Verification may require visual inspection, historical comparison, divination, ritual testing, appraisers, spirit testimony, chemical analysis, church tools, Notary-like confirmation, or controlled exposure.

False relics are common. A forged artifact may be mundane fraud, bait for collectors, a disguised sealed item, or a safe-looking shell around corruption.

Verification itself may activate the relic. Looking closely, weighing it, reading it, touching it with blood, or asking the wrong question may trigger response.

Handling and Containment

Relics should be handled with gloves, isolation boxes, anti-divination measures, purification, seals, witness records, controlled lighting, and emergency protocols.

A dangerous relic needs activation method, passive effect, containment rule, drawback, owner history, and failure consequence.

Containment may depend on silence, darkness, prayer, white candles, salt, iron, silver, bloodline, burial, distance from mirrors, lack of moonlight, or regular offerings.

Containment should never be vague. Define what keeps the relic quiet.

Historical Investigation as Mystery

Historical investigation should work like detective work across time.

Clues include architecture, tool marks, burial direction, inscriptions, symbols, family records, missing bodies, route changes, food remains, broken seals, ceremonial objects, repeated names, and later cover stories.
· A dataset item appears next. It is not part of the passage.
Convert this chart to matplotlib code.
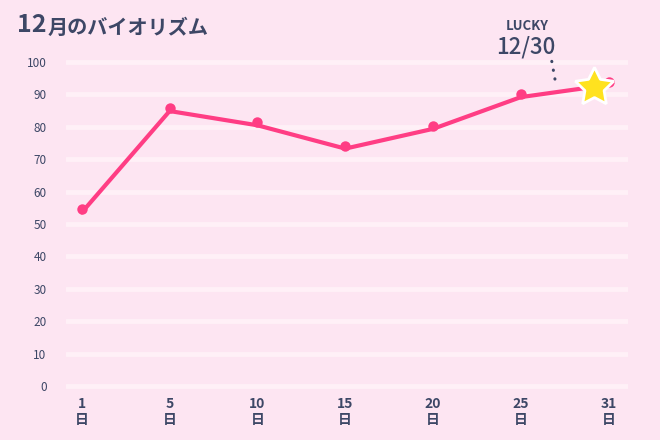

The question is not only what this place was, but why the truth was hidden, who benefits now, and what remains active.

Faction Conflict

A ruin attracts factions because the past contains power.

A church may close the site. A museum may demand ownership. A noble may claim inheritance. A cult may attempt a ritual. A secret society may steal inscriptions. A government may suppress foreign involvement. Criminals may sell relics. Local people may resist excavation.

Aftermath of Discovery

Discovery changes the present.

Possible aftermath includes confiscation, academic scandal, cult retaliation, church recruitment, missing workers, cursed collectors, museum closure, noble disgrace, recovered characteristic, sealed artifact creation, destroyed evidence, or a new forbidden record entering circulation.

A recovered relic should create custody questions. Who holds it? Who studies it? Who lies about it? Who dreams of it? Who wants it back?

Storyteller Directives

The Storyteller must define every major ruin by era, builder, original purpose, surviving mechanism, danger, modern discoverer, current owner, faction interest, and hidden truth.

Every relic must have category, origin, visible description, historical meaning, occult function, handling rule, and consequence.

Do not let archaeology become exposition only. It must create danger, clues, arguments, costs, and choices.

Use mundane scholarship beside supernatural dread. Let ordinary pots, bones, ledgers, maps, and tools matter. Make relics feel like objects with owners, histories, and unfinished obligations.

Core Summary

Archaeology in Lord of Mysteries is the investigation of a past that still acts upon the present. Ruins may enforce old laws, tombs may preserve resurrection plans, relics may contain characteristics, and inscriptions may become rituals when understood. The Storyteller should make every excavation a mystery of evidence, ownership, danger, faction interest, and forbidden truth, because history is not buried to be forgotten; it is buried because something still answers from below.